PUBLISHING house Bloomsbury reported a drop in annual profits today but said best-sellers including Ben Macintyre’s spy story Operation Mincemeat had given a boost to trading at the start of 2010.
The firm posted profits of £7.1 million for the year to December 31, down from £11.6 million after the prior year’s revenues were boosted by the paperback version of JK Rowling’s final Harry Potter book.
As well as the success of Operation Mincemeat, Bloomsbury said it had a strong pipeline of releases for this year, including new look versions of the Harry Potter series of books, due for release in November.
Sales successes last year included the food titles by Hugh Fearnley-Whittingstall and Heston Blumenthal, as well as Kate Summerscale’s The Suspicions of Mr Whicher. The two Khaled Hosseini novels, The Kite Runner and A Thousand Splendid Suns, sold strongly all year, it added.
The specialist part of the business was boosted by the acquisitions of the legal and tax publisher Tottel, now renamed Bloomsbury Professional, and the Hodder Education Humanities List.

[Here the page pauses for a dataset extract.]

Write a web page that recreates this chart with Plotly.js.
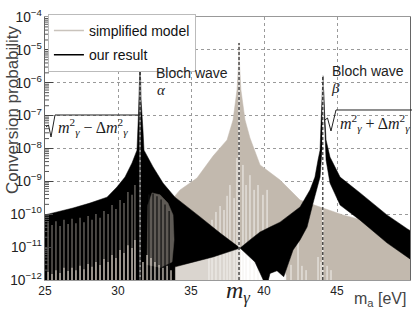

Chief executive and founder Nigel Newton said today’s results demonstrated the strength of the company’s different revenue streams.
He predicted the marketplace will remain rocky in 2010 but said he expected Bloomsbury to perform well, as shown by an "excellent" start to the year.
While the recent collapse of Borders has highlighted the long-term decline of high street booksellers, Bloomsbury said the past year had seen an increase in online book sales.
E-book revenues remain small but Bloomsbury noted a "considerable uplift" in activity following the release of Amazon Kindle.
"We are looking for opportunities to create new revenue streams from our digital files by content aggregation and innovative marketing," Mr Newton added.